Typical negative pledges, says Winn, offer too many carve-outs. They tend to exclude bank debt or other non-listed debt. Interestingly, the investor group’s document emerged just a few days before Fitch Ratings produced its own paper, Jumping The Queue, which highlighted the weakness of negative pledge clauses in European bond documentation.

Change here is unlikely in the short term. Bankers say the dependence of European corporates on their banks – as opposed to the credit markets – make treasurers and finance directors loath to have their hands tied. They also say that if covenants were really such a problem area, more investors would ask questions during road show presentations. Truth is, few do.

Cliff Dammers, who runs the International Primary Markets Association (IPMA), says this is a perennial issue. “The National Association of Pension Funds and the Association of British Insurers come in every year to make some complaints. I say ‘If you don’t like the paper, don’t buy it.’”

The second issue is documentation and disclosure. The investor group complains that large numbers of deals are priced before even a red herring has been made available. Often bonds are issued off the back of a long-running medium-term note (MTN) programme but the original documentation may not be readily available or have been updated within the past year.

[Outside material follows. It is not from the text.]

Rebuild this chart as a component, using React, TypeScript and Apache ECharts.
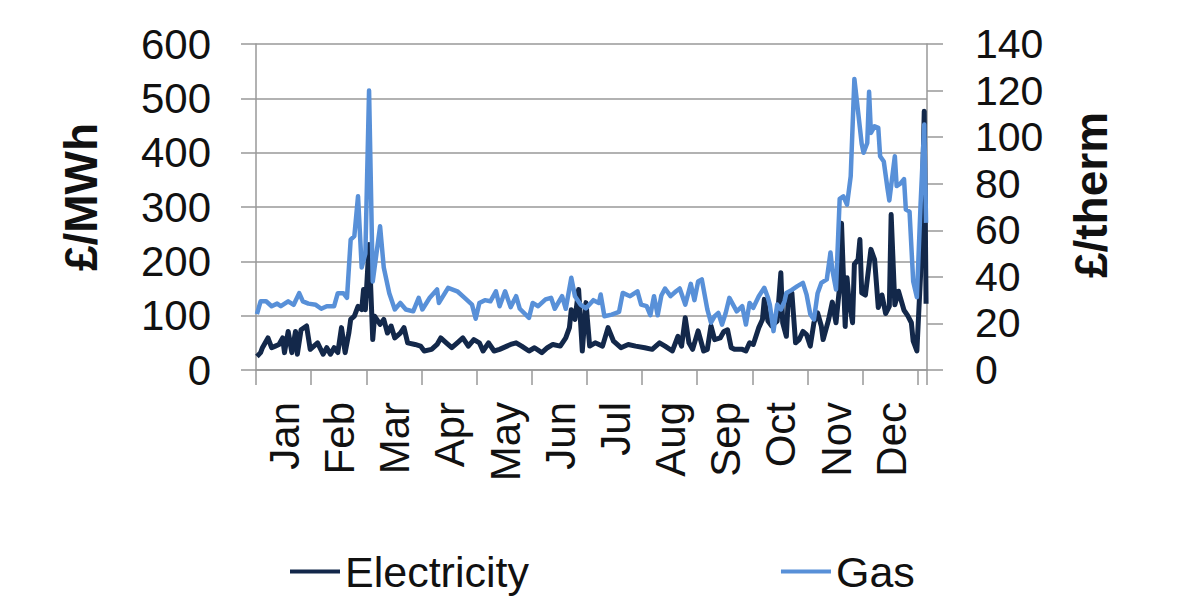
import React, { useEffect, useRef } from "react";
import * as echarts from "echarts";

const months = ["Jan", "Feb", "Mar", "Apr", "May", "Jun", "Jul", "Aug", "Sep", "Oct", "Nov", "Dec"];
const dayCount = 365;

// [day of year index, £/MWh]
const electricity: [number, number][] = [
  [0, 25], [2, 32], [3, 41], [6, 59], [8, 41], [10, 44], [12, 47], [14, 59], [15, 32], [17, 71], [19, 32], [21, 71],
  [22, 29], [24, 74], [27, 81], [29, 38], [31, 44], [33, 50], [36, 29], [38, 41], [40, 29], [42, 41], [44, 32], [46, 78],
  [48, 32], [50, 68], [51, 93], [53, 99], [55, 117], [57, 111], [58, 148], [59, 111], [61, 231], [63, 56], [64, 99],
  [67, 84], [69, 93], [71, 68], [73, 81], [75, 59], [78, 68], [80, 78], [82, 50], [86, 47], [89, 44], [91, 35], [95, 38],
  [98, 47], [100, 59], [103, 50], [106, 41], [109, 50], [112, 59], [115, 44], [118, 56], [121, 50], [123, 35], [126, 50],
  [129, 35], [132, 38], [136, 44], [138, 47], [141, 50], [144, 44], [148, 35], [151, 41], [155, 32], [158, 41], [161, 47],
  [165, 44], [168, 59], [170, 78], [171, 111], [173, 93], [175, 148], [177, 35], [179, 124], [181, 44], [184, 50],
  [188, 44], [191, 78], [194, 53], [198, 41], [202, 47], [206, 44], [211, 41], [215, 38], [219, 50], [222, 44], [226, 35],
  [229, 62], [231, 44], [233, 96], [235, 50], [237, 38], [240, 72], [243, 35], [245, 38], [247, 81], [249, 56], [252, 59],
  [254, 71], [256, 74], [258, 41], [260, 38], [264, 38], [266, 35], [268, 50], [270, 47], [273, 78], [275, 93], [276, 130],
  [278, 90], [280, 81], [283, 90], [285, 179], [286, 87], [288, 62], [289, 130], [291, 142], [293, 50], [295, 56],
  [297, 71], [299, 65], [301, 44], [303, 87], [305, 105], [307, 81], [308, 56], [311, 93], [313, 125], [315, 87],
  [317, 155], [318, 270], [320, 80], [321, 170], [322, 130], [324, 87], [325, 195], [327, 203], [328, 240], [329, 142],
  [331, 138], [334, 222], [336, 203], [338, 115], [340, 138], [342, 104], [344, 117], [345, 286], [347, 120], [349, 145],
  [352, 110], [354, 100], [356, 87], [357, 53], [359, 35], [361, 175], [363, 476], [364, 122],
];

// [day of year index, £/therm]
const gas: [number, number][] = [
  [0, 24], [2, 29.5], [5, 29.5], [8, 27.4], [11, 28.5], [13, 27.4], [17, 29.5], [20, 28], [23, 33], [25, 29.5], [28, 28.5],
  [32, 28], [35, 26.3], [38, 27.4], [42, 27.4], [44, 33], [47, 33], [49, 31], [51, 56], [53, 57.5], [55, 74.6], [57, 44],
  [59, 50], [61, 120], [63, 38], [67, 61.7], [69, 44], [72, 33], [75, 26], [78, 28.8], [81, 26], [85, 25.2], [88, 31],
  [90, 26], [94, 31], [98, 34.6], [99, 28.8], [104, 35.3], [109, 33.8], [113, 31], [117, 28.1], [119, 22], [121, 28.8],
  [124, 30], [127, 29.5], [130, 33.8], [132, 27.4], [135, 33.8], [138, 27], [141, 31.7], [143, 26.3], [148, 22.4],
  [150, 28.8], [153, 27.4], [157, 30.3], [160, 31], [162, 26.3], [166, 31.7], [168, 26.3], [171, 39.6], [173, 31.7],
  [176, 28.1], [179, 26.5], [183, 30], [186, 28.8], [187, 32.4], [189, 23.1], [193, 23.8], [197, 25], [199, 33.1],
  [203, 31.7], [207, 33.8], [209, 28.1], [212, 27.4], [214, 23.5], [216, 31.7], [218, 23.5], [220, 32], [222, 35],
  [225, 31.7], [228, 33.8], [230, 35], [233, 28.1], [236, 37], [238, 30], [240, 38], [242, 38.9], [245, 26], [247, 20.3],
  [249, 23.1], [251, 24.5], [253, 19.5], [255, 24.5], [257, 31], [259, 28.1], [261, 25.2], [264, 27.4], [266, 19.5],
  [268, 28.8], [270, 26.7], [273, 31.7], [276, 35.3], [278, 31], [279, 28.1], [281, 16.7], [283, 28.1], [285, 26],
  [287, 29.5], [288, 33.1], [291, 34.4], [294, 36], [297, 37.4], [299, 32.4], [301, 24], [303, 21.7], [305, 33],
  [307, 37.4], [310, 38.9], [312, 50.5], [313, 43], [315, 34.6], [317, 73.5], [319, 74.6], [321, 71], [323, 83.2],
  [325, 125], [327, 111], [329, 97], [330, 93.3], [332, 97.5], [333, 119.5], [334, 101.8], [336, 104.7], [338, 104],
  [339, 91.8], [341, 89.5], [343, 78], [344, 72.8], [347, 91.8], [348, 79], [350, 80], [352, 82], [353, 68.9], [355, 68],
  [357, 38], [359, 31.3], [361, 71], [363, 105.4], [364, 63.2],
];

const leftTitle = "£/MWh";
const rightTitle = "£/therm";
const seriesNames = ["Electricity", "Gas"];

const FONT = "'Liberation Sans', Arial, sans-serif";
const AXIS_GRAY = "#989898";
const TEXT = "#111111";
const ELEC_COLOR = "#13284a";
const GAS_COLOR = "#5890d8";

export default function App() {
  const ref = useRef<HTMLDivElement>(null);

  useEffect(() => {
    document.body.style.margin = "0";
    if (!ref.current) return;
    const chart = echarts.init(ref.current, undefined, { renderer: "svg" });
    const days = Array.from({ length: dayCount }, (_, i) => String(i));

    chart.setOption({
      animation: false,
      backgroundColor: "#ffffff",
      textStyle: { fontFamily: FONT },
      grid: {
        left: 256,
        top: 44,
        width: 671,
        height: 326,
        containLabel: false,
        outerBoundsMode: "none",
      },
      legend: {
        data: seriesNames,
        left: 285,
        top: 545,
        icon: "rect",
        itemWidth: 50,
        itemHeight: 4,
        itemGap: 252,
        textStyle: { fontSize: 43, color: TEXT, fontFamily: FONT },
      },
      graphic: [
        {
          type: "text",
          x: 81,
          y: 197,
          rotation: Math.PI / 2,
          style: {
            text: leftTitle,
            fontSize: 46,
            fontWeight: "bold",
            fontFamily: FONT,
            fill: TEXT,
            align: "center",
            verticalAlign: "middle",
          },
        },
        {
          type: "text",
          x: 1091,
          y: 195,
          rotation: Math.PI / 2,
          style: {
            text: rightTitle,
            fontSize: 46,
            fontWeight: "bold",
            fontFamily: FONT,
            fill: TEXT,
            align: "center",
            verticalAlign: "middle",
          },
        },
      ],
      xAxis: {
        type: "category",
        data: days,
        boundaryGap: true,
        axisLine: { show: true, lineStyle: { color: AXIS_GRAY, width: 1.5 } },
        axisTick: {
          show: true,
          length: 15,
          interval: (i: number) => i % 30 === 0,
          lineStyle: { color: AXIS_GRAY, width: 1.5 },
        },
        axisLabel: {
          interval: (i: number) => i % 30 === 15,
          rotate: 90,
          margin: 32,
          fontSize: 42,
          color: TEXT,
          fontFamily: FONT,
          formatter: (_v: string, i: number) => months[Math.min(11, Math.floor(i / 30))],
        },
        splitLine: { show: false },
      },
      yAxis: [
        {
          type: "value",
          min: 0,
          max: 600,
          interval: 100,
          position: "left",
          axisLine: { show: true, lineStyle: { color: AXIS_GRAY, width: 1.5 } },
          axisTick: { show: true, length: 15, lineStyle: { color: AXIS_GRAY, width: 1.5 } },
          axisLabel: { margin: 45, fontSize: 42, color: TEXT, fontFamily: FONT },
          splitLine: { show: true, lineStyle: { color: AXIS_GRAY, width: 1.5 } },
        },
        {
          type: "value",
          min: 0,
          max: 140,
          interval: 20,
          position: "right",
          axisLine: { show: true, lineStyle: { color: AXIS_GRAY, width: 1.5 } },
          axisTick: { show: true, length: 16, lineStyle: { color: AXIS_GRAY, width: 1.5 } },
          axisLabel: { margin: 48, fontSize: 41, color: TEXT, fontFamily: FONT },
          splitLine: { show: false },
        },
      ],
      series: [
        {
          name: seriesNames[0],
          type: "line",
          yAxisIndex: 0,
          data: electricity,
          symbol: "none",
          showSymbol: false,
          lineStyle: { color: ELEC_COLOR, width: 5, join: "round" },
          itemStyle: { color: ELEC_COLOR },
        },
        {
          name: seriesNames[1],
          type: "line",
          yAxisIndex: 1,
          data: gas,
          symbol: "none",
          showSymbol: false,
          lineStyle: { color: GAS_COLOR, width: 4.5, join: "round" },
          itemStyle: { color: GAS_COLOR },
        },
      ],
    });

    return () => chart.dispose();
  }, []);

  return <div ref={ref} style={{ width: 1179, height: 601 }} />;
}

Worst of all, once a company has been taken over, and no longer has publicly listed equity, the flow of information may dry up altogether. The group wants that to change. In the US, a company must continue to make quarterly reports available if there are more than 500 investors in any of its instruments – whether the paper is listed or not. “We want routine disclosure of certain information that can reasonably be expected to move prices and also to receive trading statements on a regular basis,” says Winn. “Companies regularly have equity road shows. We would like to see that copied in the bond markets.”

Dammers says IPMA is keen to talk formally with the group on the disclosure issue. He agrees that too many companies are sloppy in this area. “The regulators are not doing their job in policing the duty to update prospectuses whenever there is a material change. Issuers are able to take advantage of that. Equally, people should not be doing road shows without even the red herring.”

Two European directives – the Market Abuse Directive and the Prospectus Directive – will, he says, reinforce the duty to update and give increased powers to regulators. “Anyone with securities listed in Europe will have to publish in real time any material developments.”

The third big area of concern for the investor group is secondary market liquidity, which, it says, is “generally poor” for corporate credit paper – and especially so in the sterling bond market. There is a message here for issuers. Rather than give their business to the top names in the issuance league tables, the group says, “potential issuers can achieve much better execution, and lower funding cost, by focusing on which lead manager provides the best secondary market liquidity …”

Winn says the group has had issuers contacting it following recent publicity. “We think that if an issuer abided by all these standards investors would be prepared to pay up for the issue in question. Companies could achieve lower funding costs.” That is a powerful message for Europe’s issuers. But, so long as the corporate bond market remains so perky, change will be slow in coming. Says Dammers: “At the moment, we have an extremely hot credit market. There are more investors crying out for paper than issuers issuing it. Even if all the institutions in this group refused to buy corporate paper there are a lot of other people queuing up to take it.”